-- begin --

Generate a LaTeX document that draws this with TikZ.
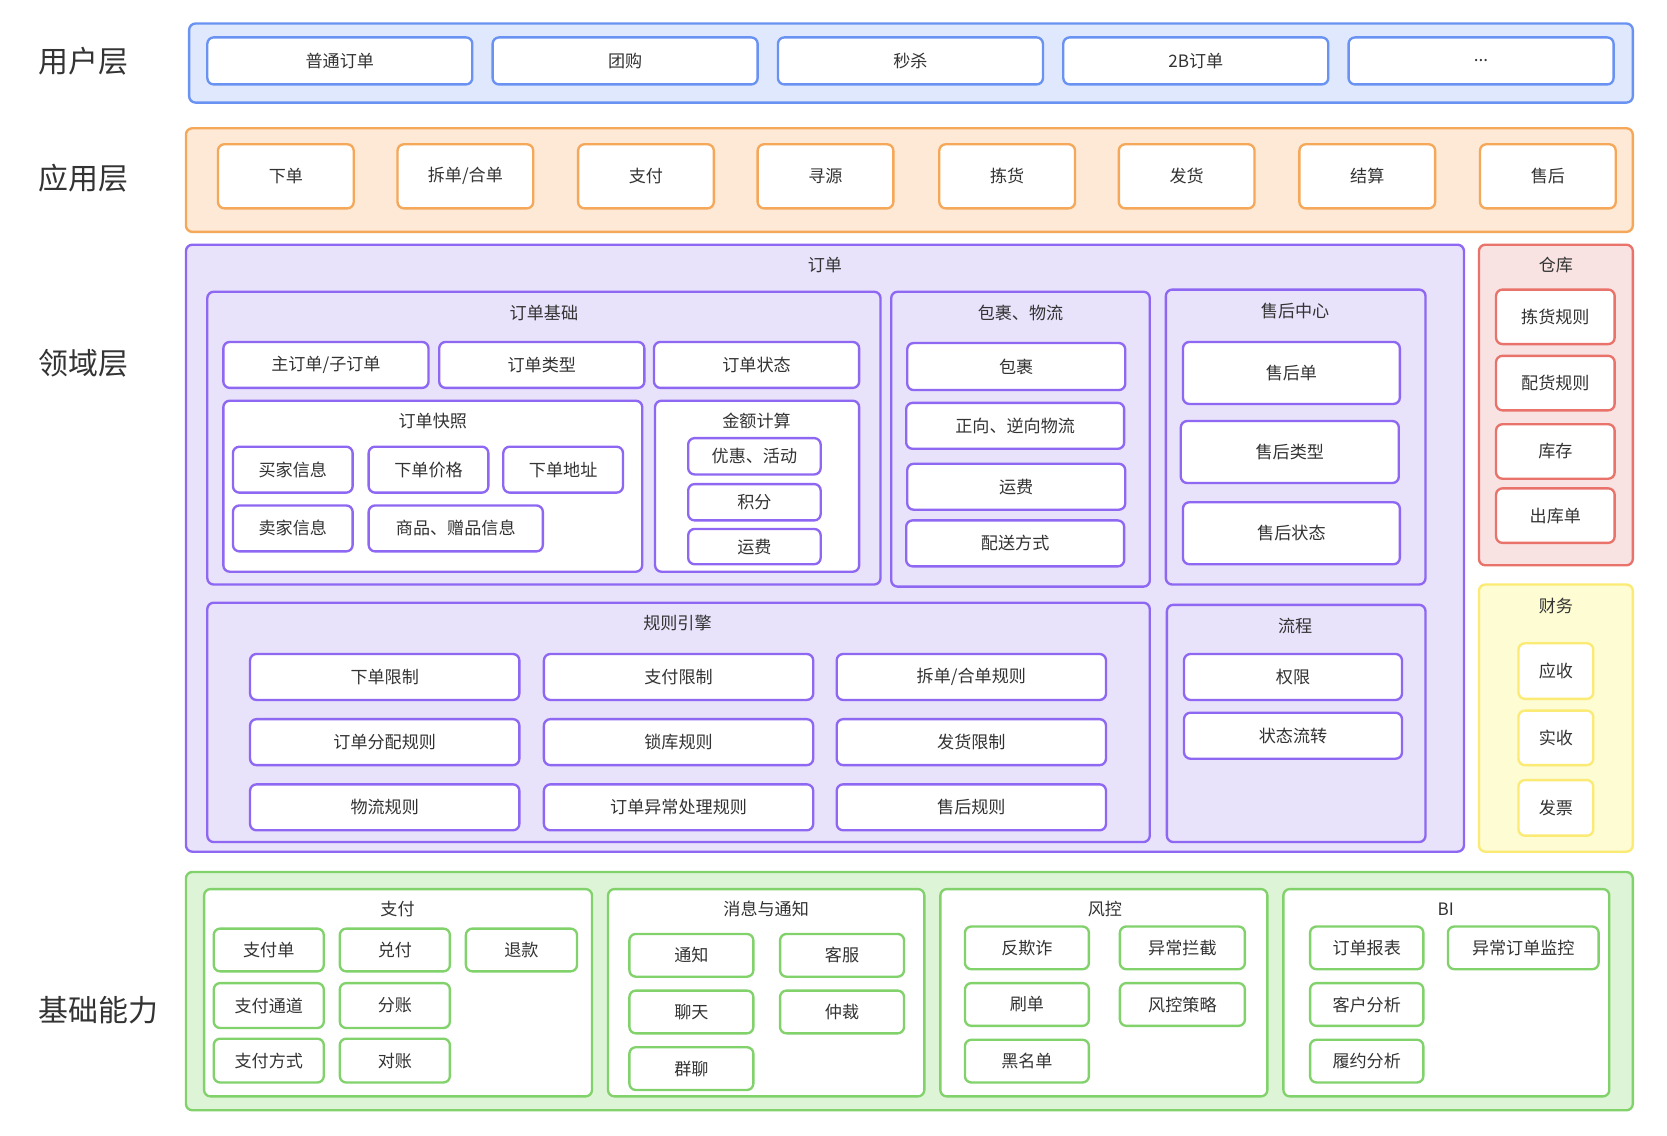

-- end --
-- begin --

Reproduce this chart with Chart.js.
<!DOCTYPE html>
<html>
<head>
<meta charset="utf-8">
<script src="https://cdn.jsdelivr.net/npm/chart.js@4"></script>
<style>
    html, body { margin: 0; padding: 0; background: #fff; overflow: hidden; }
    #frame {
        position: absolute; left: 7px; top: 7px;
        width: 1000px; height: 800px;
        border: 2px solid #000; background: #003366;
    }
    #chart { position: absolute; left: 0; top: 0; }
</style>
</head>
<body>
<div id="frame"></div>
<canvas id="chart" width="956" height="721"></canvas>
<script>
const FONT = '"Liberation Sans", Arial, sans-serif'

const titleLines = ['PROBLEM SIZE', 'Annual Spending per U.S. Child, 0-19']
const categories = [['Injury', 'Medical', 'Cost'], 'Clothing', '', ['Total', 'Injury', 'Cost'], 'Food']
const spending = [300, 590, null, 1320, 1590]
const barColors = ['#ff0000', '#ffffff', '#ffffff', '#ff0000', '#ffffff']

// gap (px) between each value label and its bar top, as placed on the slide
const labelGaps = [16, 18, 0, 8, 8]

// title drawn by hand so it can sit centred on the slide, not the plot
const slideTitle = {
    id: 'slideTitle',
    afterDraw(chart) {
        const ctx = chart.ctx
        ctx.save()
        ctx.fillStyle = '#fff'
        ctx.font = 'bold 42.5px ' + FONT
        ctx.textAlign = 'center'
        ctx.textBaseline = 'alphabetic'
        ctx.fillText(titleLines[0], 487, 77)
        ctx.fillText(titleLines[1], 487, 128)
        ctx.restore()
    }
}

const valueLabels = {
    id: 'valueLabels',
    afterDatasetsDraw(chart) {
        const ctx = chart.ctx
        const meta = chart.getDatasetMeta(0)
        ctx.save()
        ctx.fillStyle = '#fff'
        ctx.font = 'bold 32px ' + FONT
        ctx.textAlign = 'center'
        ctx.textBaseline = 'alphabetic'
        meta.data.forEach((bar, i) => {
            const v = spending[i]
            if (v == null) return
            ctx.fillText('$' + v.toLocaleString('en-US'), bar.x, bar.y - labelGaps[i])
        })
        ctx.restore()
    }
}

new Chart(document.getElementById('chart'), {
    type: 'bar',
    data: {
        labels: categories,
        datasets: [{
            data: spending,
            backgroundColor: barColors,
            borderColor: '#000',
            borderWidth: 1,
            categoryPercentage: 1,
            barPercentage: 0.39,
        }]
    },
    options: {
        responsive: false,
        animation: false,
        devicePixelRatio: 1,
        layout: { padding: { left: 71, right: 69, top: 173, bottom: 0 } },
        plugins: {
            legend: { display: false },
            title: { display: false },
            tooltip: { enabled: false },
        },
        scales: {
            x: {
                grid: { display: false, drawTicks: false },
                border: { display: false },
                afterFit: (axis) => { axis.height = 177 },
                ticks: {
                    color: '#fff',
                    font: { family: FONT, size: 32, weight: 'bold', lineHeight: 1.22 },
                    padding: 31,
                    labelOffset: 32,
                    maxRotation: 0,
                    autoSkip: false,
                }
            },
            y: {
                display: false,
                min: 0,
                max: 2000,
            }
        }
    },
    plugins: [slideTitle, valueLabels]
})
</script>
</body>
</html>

-- end --

» WHAT IS EXPECTED
Filter the listing for the word "with" and copy every line that holds it.

» ANSWER FOR THIS EXERCISE
Generate a LaTeX document that draws this with TikZ.
Reproduce this chart with Chart.js.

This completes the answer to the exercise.